The “rules of the game” referred to the system of enterprise bargaining, first established by the Keating Labor government and the Australian Council of Trade Unions (ACTU) in 1992. It outlaws all industrial action, except during allotted “bargaining periods” and subordinates working conditions to the profit requirements of individual companies.

Shorten objected to attacks by Prime Minister Tony Abbott and other critics, who denounced Shorten for doing “sweetheart” deals with employers in order to produce “sham” membership lists to bolster his factional powerbase in the Labor Party. Abbott did not understand the role of enterprise bargaining, Shorten protested. “There’s an almost a reverse class war analysis going on because I’m a modern bloke, trying to get co-operation, not confrontation.”

Shorten’s television appearance, after days of refusing to confirm the AWU’s deals, came after business leaders and former union chiefs sprang to his defence. Most prominent was former Business Council of Australia president Tony Shepherd, who chaired Connect East, which subcontracted Thiess John Holland to build the Melbourne tollway.

Shepherd, who just last year headed the Abbott government’s welfare-slashing “audit commission,” told the Australian Financial Review: “Bill [Shorten] demonstrated that it could be done in Victoria … It was a great deal for us, it was a great deal for the boys, the safety record was great, there were no disputes, everybody was happy.”

Two former ACTU heads, Bill Kelty and Martin Ferguson, both architects of enterprise bargaining, praised Shorten for spearheading the enforcement of that regime.

“He was brave and flexible when the country needed brave and flexible union officials to make big changes,” Kelty, ACTU secretary from 1983 to 2000, told the Weekend Australian. “To be criticised for that flexibility and adaptability borders on the class warfare of the 1890s in reverse, which is ‘How dare you deal with the employer, how dare you embrace good employers.’ It’s the sort of thing you would expect of the loony Left.”

Ferguson, ACTU president from 1990 to 1996, and a senior Labor government minister from 2007 to 2013, told the same newspaper that the AWU’s deal with Thiess John Holland showed “what the Hawke and Keating governments achieved.” Ferguson hailed Shorten for combating militancy among construction workers, whom Ferguson accused of “thuggery” and “industrial disruption.”

In line with this support, an Australian editorial yesterday condemned Fairfax editorials that called for Shorten to stand down as Labor leader. With breathtaking hypocrisy, Rupert Murdoch’s flagship, which has a long record of orchestrating leadership-change operations, declared: “We don’t believe it is the place of media organisations to dictate the leadership decisions of the Labor Party.”

In reality, both the Murdoch and Fairfax networks have seized on the Shorten revelations to demand the restructuring of the Labor Party to reduce the influence of union-backed powerbrokers like Shorten. Whatever the tactical differences between the different sections of the financial elite they represent, both media empires are pushing for Labor to be become an even more malleable instrument for capitalist rule.

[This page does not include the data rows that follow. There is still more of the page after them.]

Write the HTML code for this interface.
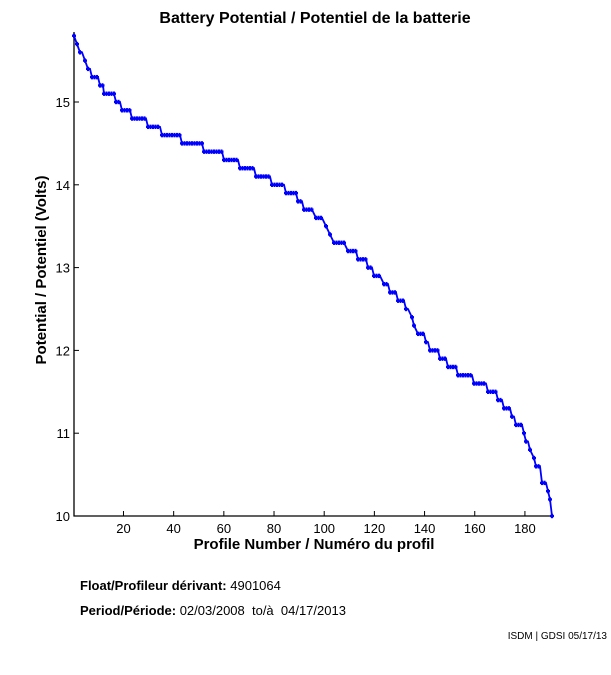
<!DOCTYPE html>
<html><head><style>
body{margin:0;background:#fff;width:611px;height:675px;overflow:hidden;font-family:"Liberation Sans",Arial,sans-serif}
svg{position:absolute;left:0;top:0}
</style></head><body>
<svg id="s" width="611" height="675" xmlns="http://www.w3.org/2000/svg" font-family="Liberation Sans, Arial, sans-serif">
<text x="315" y="23" font-size="16" font-weight="bold" text-anchor="middle">Battery Potential / Potentiel de la batterie</text>
<line x1="74" y1="32" x2="74" y2="516.5" stroke="#000" stroke-width="1.3"/>
<line x1="73.5" y1="516" x2="553" y2="516" stroke="#000" stroke-width="1.3"/>
<g id="ticks" font-size="13" fill="#000"></g>
<text x="314" y="549" font-size="15" font-weight="bold" text-anchor="middle">Profile Number / Numéro du profil</text>
<text transform="translate(46,270) rotate(-90)" font-size="15" font-weight="bold" text-anchor="middle">Potential / Potentiel (Volts)</text>
<polyline id="pl" fill="none" stroke="#0000ff" stroke-width="1.8"/>
<g id="mk" fill="#0000ff"></g>
<text x="80" y="590" font-size="13"><tspan font-weight="bold">Float/Profileur dérivant:</tspan> 4901064</text>
<text x="80" y="615" font-size="13"><tspan font-weight="bold">Period/Période:</tspan> 02/03/2008 &#160;to/à &#160;04/17/2013</text>
<text x="607" y="639" font-size="10" text-anchor="end">ISDM | GDSI 05/17/13</text>
</svg>
<script>
var t=document.getElementById('ticks'),ns='http://www.w3.org/2000/svg';
function el(n,a,p,txt){var e=document.createElementNS(ns,n);for(var k in a)e.setAttribute(k,a[k]);if(txt)e.textContent=txt;p.appendChild(e);return e;}
function X(p){return 73.3+p*2.509}
function Y(v){return 516-(v-10)*82.8}
for(var p=20;p<=180;p+=20){var x=X(p);el('line',{x1:x,y1:516,x2:x,y2:511,stroke:'#000'},t);el('text',{x:x,y:533,'text-anchor':'middle'},t,String(p));}
for(var v=10;v<=15;v++){var y=Y(v);el('line',{x1:74,y1:y,x2:79,y2:y,stroke:'#000'},t);el('text',{x:70,y:y+5,'text-anchor':'end'},t,String(v));}
var st=[[74,74,15.8],[77,77,15.7],[80,82,15.6],[85,85,15.5],[88,90,15.4],[92,98,15.3],[100,103,15.2],[104,114,15.1],[116,120,15.0],[122,130,14.9],[132,146,14.8],[148,160,14.7],[162,180,14.6],[182,202,14.5],[204,222,14.4],[224,238,14.3],[240,254,14.2],[256,270,14.1],[272,284,14.0],[286,296,13.9],[298,302,13.8],[304,312,13.7],[316,322,13.6],[326,326,13.5],[330,330,13.4],[334,344,13.3],[348,356,13.2],[358,366,13.1],[368,372,13.0],[374,380,12.9],[384,388,12.8],[390,396,12.7],[398,404,12.6],[406,408,12.5],[412,412,12.4],[414,414,12.3],[418,424,12.2],[426,428,12.1],[430,438,12.0],[440,446,11.9],[448,456,11.8],[458,472,11.7],[474,486,11.6],[488,496,11.5],[498,502,11.4],[504,510,11.3],[512,514,11.2],[516,522,11.1],[524,524,11.0],[526,528,10.9],[530,530,10.8],[534,534,10.7],[536,540,10.6],[542,546,10.4],[548,548,10.3],[550,550,10.2],[552,552,10.0]];
var pts=[],mk=document.getElementById('mk');
st.forEach(function(s){var y=Y(s[2]);pts.push(s[0]+','+y);if(s[1]>s[0])pts.push(s[1]+','+y);
for(var x=s[0];x<=s[1]+0.1;x+=2.5){el('rect',{x:x-2,y:y-1.2,width:4,height:2.4},mk);el('rect',{x:x-1,y:y-2.2,width:2,height:4.4},mk);}});
document.getElementById('pl').setAttribute('points',pts.join(' '));
</script>
</body></html>
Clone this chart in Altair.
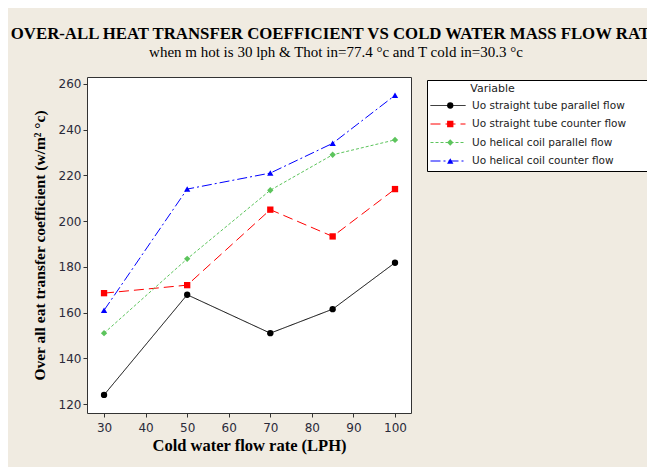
import altair as alt
import pandas as pd

flow = [30, 50, 70, 85, 100]
straight_parallel = [124, 167.8, 151, 161.5, 181.8]
straight_counter = [168.5, 172, 205, 193.3, 214]
helical_parallel = [151, 183.5, 213.5, 229, 235.5]
helical_counter = [161, 214, 221, 234, 255]

series_names = [
    "Uo straight tube parallel flow",
    "Uo straight tube counter flow",
    "Uo helical coil parallel flow",
    "Uo helical coil counter flow",
]
series_values = [straight_parallel, straight_counter, helical_parallel, helical_counter]
colors = ["#000000", "#ff0000", "#5cc45c", "#0000ff"]
dashes = [[1, 0], [10, 5], [3, 2], [10, 3, 2, 3]]
shapes = ["circle", "square", "diamond", "triangle-up"]

# marker keys (same names, used for a separate marker-only legend overlay)
marker_names = [n + " " for n in series_names]

rows = []
for name, mname, vals in zip(series_names, marker_names, series_values):
    for f, v in zip(flow, vals):
        rows.append({"flow": f, "value": v, "Variable": name, "Series": mname})
df = pd.DataFrame(rows)

x = alt.X("flow:Q", scale=alt.Scale(domain=[25.9, 103.85], nice=False, zero=False),
          axis=alt.Axis(values=[30, 40, 50, 60, 70, 80, 90, 100], title="Cold water flow rate (LPH)"))
y = alt.Y("value:Q", scale=alt.Scale(domain=[116.1, 263], nice=False, zero=False),
          axis=alt.Axis(values=[120, 140, 160, 180, 200, 220, 240, 260],
                        title="Over all eat transfer coefficient (w/m² °c)"))

BLANK = "\u2800"
LX, LY = 340, 3
common = dict(orient="none", legendY=LY, clipHeight=13, rowPadding=5.5, padding=3,
              titleFont="DejaVu Sans", titleFontSize=11, titleFontWeight="normal",
              labelFont="DejaVu Sans", labelFontSize=10.5, labelLimit=300,
              labelExpr="datum.label + '" + BLANK * 3 + "'", labelOffset=6)

legend_lines = alt.Legend(title=BLANK * 5 + "Variable", legendX=LX, symbolType="stroke",
                          symbolSize=1225, symbolStrokeWidth=1, fillColor="white",
                          strokeColor="#000000", titleColor="#222222", labelColor="#222222",
                          **common)
legend_points = alt.Legend(title="Markers", legendX=LX + 15, symbolSize=40,
                           fillColor="transparent", strokeColor="transparent",
                           titleColor="transparent", labelColor="transparent", zindex=2,
                           **common)

lines = alt.Chart(df).mark_line(strokeWidth=1).encode(
    x=x, y=y,
    color=alt.Color("Variable:N", scale=alt.Scale(domain=series_names, range=colors),
                    legend=legend_lines, sort=series_names),
    strokeDash=alt.StrokeDash("Variable:N", scale=alt.Scale(domain=series_names, range=dashes),
                              legend=legend_lines, sort=series_names),
)
points = alt.Chart(df).mark_point(filled=True, size=40, opacity=1).encode(
    x=x, y=y,
    color=alt.Color("Series:N", scale=alt.Scale(domain=marker_names, range=colors),
                    legend=legend_points, sort=marker_names),
    shape=alt.Shape("Series:N", scale=alt.Scale(domain=marker_names, range=shapes),
                    legend=legend_points, sort=marker_names),
)

chart = alt.layer(lines, points).resolve_scale(
    color="independent", shape="independent", strokeDash="independent"
).properties(
    width=324, height=336,
    autosize=alt.AutoSizeParams(type="none"),
    padding={"left": 79, "top": 69, "right": 236, "bottom": 54},
    background="#f0ebe1",
    title=alt.Title(
        "OVER-ALL HEAT TRANSFER COEFFICIENT VS COLD WATER MASS FLOW RATE",
        subtitle="when m hot is 30 lph & Thot in=77.4 °c and T cold in=30.3 °c",
        anchor="middle", dx=87, offset=17,
        font="Liberation Serif", fontSize=16.8, fontWeight="bold", color="#000000",
        subtitleFont="Liberation Serif", subtitleFontSize=15, subtitleColor="#000000",
        subtitlePadding=2,
    ),
).configure_view(
    fill="white", stroke="#333333", strokeWidth=1
).configure_axis(
    grid=False, domain=False, tickColor="#333333", tickSize=4,
    labelFont="DejaVu Sans", labelFontSize=12, labelColor="#2a2a3a", labelPadding=2,
    titleFont="Liberation Serif", titleFontWeight="bold", titleColor="#000000",
).configure_axisY(
    titlePadding=11, titleFontSize=15.5,
).configure_axisX(
    titlePadding=4, titleFontSize=16.5, labelPadding=5,
)

chart.save("out.html", embed_options={"renderer": "svg", "actions": False})
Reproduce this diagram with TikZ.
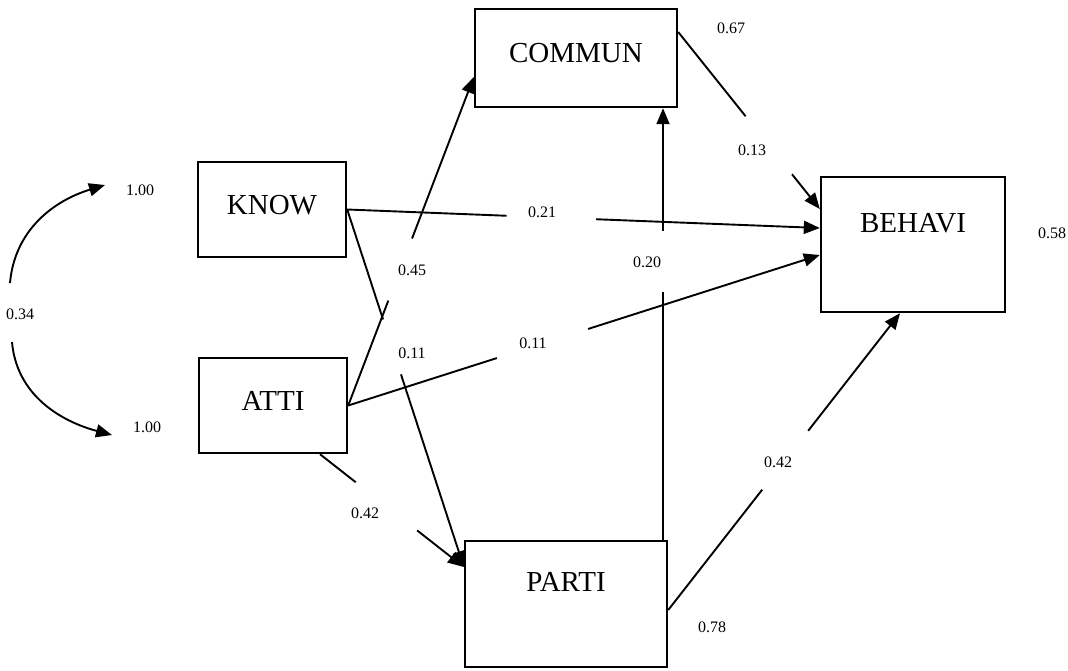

However, the Australian editorial insisted that Shorten be given more time to respond to the allegations against him. “Shorten is right to argue that modern trade unionists have needed to work hand-in-glove with employers to promote enterprise agreements that secure not only pay and conditions but ongoing jobs and prosperity,” the editorial emphasised. It was a revealing tribute to the immense value of the trade union bureaucracy for the corporate establishment.